夏若蓉久病的事情,沒過多久就傳到了賀夫人的耳朵里。
這夜,便緊忙着把賀沂叫到了自己的房間。
「我聽說,那姑娘身子不好,可是真?」
賀夫人連忙問,賀沂卻不說話:「你這孩子,我問你呢。」
第二十二章:你,婚配的是誰「真。」
賀沂道,聽不出情緒。
「這,哎!」
賀夫人罷了罷手,長嘆一口氣,氣的自己坐了下來:「我瞧着那姑娘不錯,端莊有禮,本想着你若是娶了,倒也不錯,我也能早點抱上孫子,卻不想,是個病秧子!」
「媽!」
賀沂怒了:「你怎麼能這樣說她。
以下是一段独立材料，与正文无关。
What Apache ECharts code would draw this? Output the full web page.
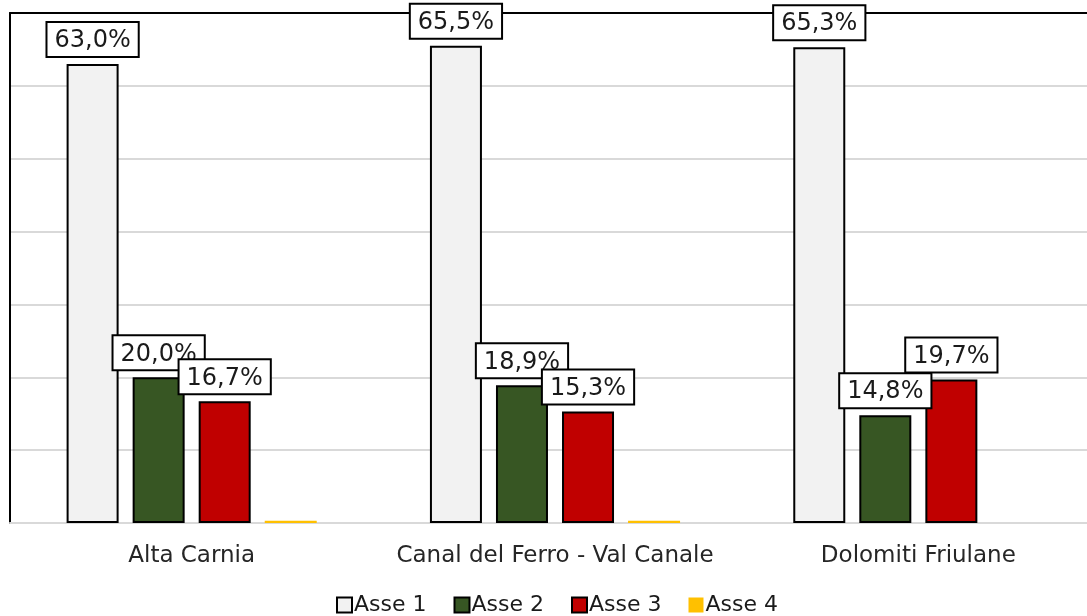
<!DOCTYPE html>
<html>
<head>
<meta charset="utf-8">
<script src="https://cdn.jsdelivr.net/npm/echarts@6/dist/echarts.min.js"></script>
<style>
  html, body { margin: 0; padding: 0; background: #fff; overflow: hidden; }
  #chart { width: 1100px; height: 616px; }
</style>
</head>
<body>
<div id="chart"></div>
<script>
// Share of resources by axis (Asse) for each area
const categories = ['Alta Carnia', 'Canal del Ferro - Val Canale', 'Dolomiti Friulane'];
const seriesNames = ['Asse 1', 'Asse 2', 'Asse 3', 'Asse 4'];
const asse1 = [63.0, 65.5, 65.3];
const asse2 = [20.0, 18.9, 14.8];
const asse3 = [16.7, 15.3, 19.7];
const asse4 = [0.3, 0.3, 0];
const yTicks = { min: 0, max: 70, interval: 10 };

const FONT = '"DejaVu Sans", Verdana, sans-serif';
const colors = ['#f2f2f2', '#375623', '#c00000', '#ffc000'];
const values = [asse1, asse2, asse3, asse4];

const pct = v => v.toFixed(1).replace('.', ',') + '%';

const labelStyle = {
  show: true,
  position: 'top',
  distance: 8,
  formatter: p => pct(p.value),
  fontFamily: FONT,
  fontSize: 24,
  color: '#1a1a1a',
  backgroundColor: '#ffffff',
  borderColor: '#000000',
  borderWidth: 2,
  padding: [6, 7, 3, 7]
};

const series = seriesNames.map((name, i) => ({
  name: name,
  type: 'bar',
  data: values[i],
  barWidth: 52,
  barGap: '27%',
  itemStyle: {
    color: colors[i],
    borderColor: i === 3 ? colors[i] : '#000000',
    borderWidth: i === 3 ? 0 : 2
  },
  label: i === 3 ? { show: false } : labelStyle,
  emphasis: { disabled: true }
}));

const chart = echarts.init(document.getElementById('chart'), null, { renderer: 'canvas' });
chart.setOption({
  animation: false,
  backgroundColor: '#ffffff',
  grid: { left: 10, right: 0, top: 13, bottom: 93, containLabel: false },
  xAxis: [
    {
      type: 'category',
      data: categories,
      position: 'bottom',
      axisLine: { show: true, lineStyle: { color: '#d9d9d9', width: 2 } },
      axisTick: { show: false },
      axisLabel: { interval: 0, fontFamily: FONT, fontSize: 23, color: '#262626', margin: 22 }
    },
    {
      type: 'category',
      data: categories,
      position: 'top',
      axisLine: { show: true, lineStyle: { color: '#000000', width: 2 } },
      axisTick: { show: false },
      axisLabel: { show: false }
    }
  ],
  yAxis: {
    type: 'value',
    min: yTicks.min,
    max: yTicks.max,
    interval: yTicks.interval,
    axisLine: { show: true, lineStyle: { color: '#000000', width: 2 } },
    axisTick: { show: false },
    axisLabel: { show: false },
    splitLine: { show: true, lineStyle: { color: '#d9d9d9', width: 2 } }
  },
  legend: {
    data: seriesNames,
    left: 331,
    top: 589,
    itemWidth: 15,
    itemHeight: 15,
    itemGap: 27,
    icon: 'rect',
    textStyle: { fontFamily: FONT, fontSize: 22, color: '#1a1a1a', padding: [0, 0, 0, -3] }
  },
  series: series
});
</script>
</body>
</html>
」
且不說夏若蓉是不是久病在身,就算不是,人家,也未必有那個意思。
賀沂的眸子淡了淡,些許失落。
初次相遇,瞧着她衣衫襤褸,性命垂危,自己便已心下不忍,修養數日,更是濃情漸深,可夏若蓉一直舉止得體,未有一絲一毫的逾越。
「你啊~」賀夫人責備了一句:「別以為我看不出來,若是旁人家的姑娘,可未曾見你這麼上心,為母還不是想為你早做打算,只是,這個病……」賀家一脈單傳,夏若蓉若是生不出孩子。
「這個病,會治好的,就算治不好,我也喜歡不了旁人。」
賀沂說的決絕,月色下,男人輪廓堅挺,不容退讓。
「我當是你終於開了竅,卻不想還是死腦筋,你若是想治,便治治看好了,只是為母還是不得不替你的婚事操操心。」
賀夫人頓了頓,又道:「隔壁家的李丫頭,生的……」「娘,我累了,這就先退下了。」
賀沂知道,他娘想要說什麼。
無非就是年紀到了,需要婚配。
這些年,看上賀家的倒是不少,卻沒有一個人入了賀沂的眼。
他一心經商,倒也未想過這些。
若不是,此番遇見了夏若蓉,他興許到現在,都沒有那些心思。
打斷了賀夫人的花,賀沂生生是頭也不回的走了出去。
「這孩子,哎!」
良久的嘆息。
嘴上這麼說,可畢竟自己的兒子歡喜。
賀母安排的補湯是一天都沒斷過,下人七七八八的雜着嘴,說今兒少爺又自己進雞圈了,生生是要挑一隻最好的母雞出來。
看着面前的雞湯,和梳妝台那一抽屜的首飾,愣是夏若蓉再沒心,也察覺出來了。
「賀少爺,您真的不用這般費心思的。」
看着賀沂有些雜亂的頭髮,夏若蓉不知是該慶幸,還是心疼這少當家的。